Nossa lei de recursos hídricos está sendo implantada. Foram criados o Sistema Nacional de Gerenciamento de Recursos Hídricos, o Conselho Nacional de Recursos Hídricos e os Conselhos Estaduais estão sendo implantados. Principalmente -aqui vai o alerta a todos- também estão sendo implantados os Comitês de Bacias, que tem composição tripartite: um terço do governo, um terço dos usuários e um terço da sociedade civil. Entendam por usuários as empresas que utilizam as águas das bacias, seja qual for a finalidade. São esses comitês que vão planejar o gerenciamento da bacia, principalmente estipular o valor da água e conceder as outorgas para os usuários. O primeiro Comitê de Bacia a estipular o valor da água foi a do Paraíba do Sul: 0,01 por metro cúbico. Parece lógico que uma empresa que utilize muita água, pague o preço por ela. Entretanto, isso é um sofisma. Toda empresa que tem o poder de fazer o preço -empresas elétricas, empresas de abastecimento e saneamento, indústrias, etc.- apenas vão repassar o preço para o consumidor final. É o povo que vai pagar pela mercantilização da água. Os pequenos agricultores irrigantes, os pescadores, etc., estarão inviabilizados porque não poderão "comprar" o uso da água.

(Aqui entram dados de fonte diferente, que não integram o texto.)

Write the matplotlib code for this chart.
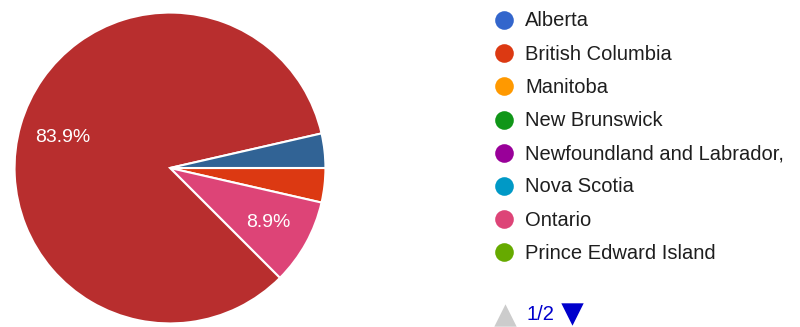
import matplotlib
matplotlib.use('Agg')
import matplotlib.pyplot as plt

plt.rcParams['font.family'] = ['Liberation Sans', 'DejaVu Sans']

provinces = ['Alberta', 'British Columbia', 'Manitoba', 'New Brunswick',
             'Newfoundland and Labrador,', 'Nova Scotia', 'Ontario',
             'Prince Edward Island', 'Quebec', 'Saskatchewan']
responses = [0, 2, 0, 0, 0, 0, 5, 0, 47, 2]
# Google Charts default palette, one per province
palette = ['#3366cc', '#dc3912', '#ff9900', '#109618', '#990099',
           '#0099c6', '#dd4477', '#66aa00', '#b82e2e', '#316395']
legend_page = provinces[:8]

W, H = 800, 327
fig = plt.figure(figsize=(W / 100, H / 100), dpi=100)
fig.patch.set_facecolor('white')

# pie area, sized in pixels
cx, cy, r = 170, 168, 157
ax = fig.add_axes([(cx - r) / W, (H - cy - r) / H, 2 * r / W, 2 * r / H])

shown = [(v, c) for v, c in zip(responses, palette) if v > 0]
vals = [v for v, _ in shown]
cols = [c for _, c in shown]


def pct_label(p):
    return f'{p:.1f}%' if p >= 5 else ''


wedges, _, autotexts = ax.pie(vals, colors=cols, startangle=0, counterclock=False,
                              autopct=pct_label, pctdistance=0.72, radius=1,
                              wedgeprops=dict(edgecolor='white', linewidth=1.5))
for t in autotexts:
    t.set_color('white')
    t.set_fontsize(14)
ax.set_xlim(-1.01, 1.01)
ax.set_ylim(-1.01, 1.01)
ax.set_aspect('equal')
ax.axis('off')

# legend column, page 1 of 2
lg = fig.add_axes([0, 0, 1, 1])
lg.set_xlim(0, W)
lg.set_ylim(H, 0)
lg.axis('off')
row_y0, row_step = 20, 33.2
for i, name in enumerate(legend_page):
    y = row_y0 + i * row_step
    lg.scatter([504], [y], s=180, color=palette[i], linewidths=0)
    lg.text(525, y + 1, name, fontsize=14.5, color='#1e1e1e', va='center', ha='left')

# pager
lg.scatter([505], [315], marker='^', s=260, color='#cccccc', linewidths=0)
lg.text(527, 315, '1/2', fontsize=14.5, color='#0000cc', va='center', ha='left')
lg.scatter([572], [314], marker='v', s=260, color='#0000cc', linewidths=0)

fig.savefig('out.png', dpi=100)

Uma referência especial a todos os atingidos por barragens. No Brasil, quem dá as cartas no uso dos recursos hídricos é o setor hidrelétrico. Quebradas as resistências da sociedade pelo "apagão" -contra fatos não há argumentos-, agora estão programadas mais 497 barragens para esse país. O sofrimento humano e a destruição ambiental que vêm por aí não têm tamanho.

Podemos viver sem telefone, podemos viver sem energia, podemos viver sem gás, mas não podemos viver sem água. Por isso, no mundo inteiro as reações contra as privatizações são violentas. O Brasil ainda não acordou, nem mesmo as esquerdas, nem mesmo os movimentos sociais. Espero que não acordem apenas quando, literalmente, tivermos ido "água abaixo".




(*Roberto Malvezzi - Gogó - Membro da Coordenação Nacional da Comissão Pastoral da Terra).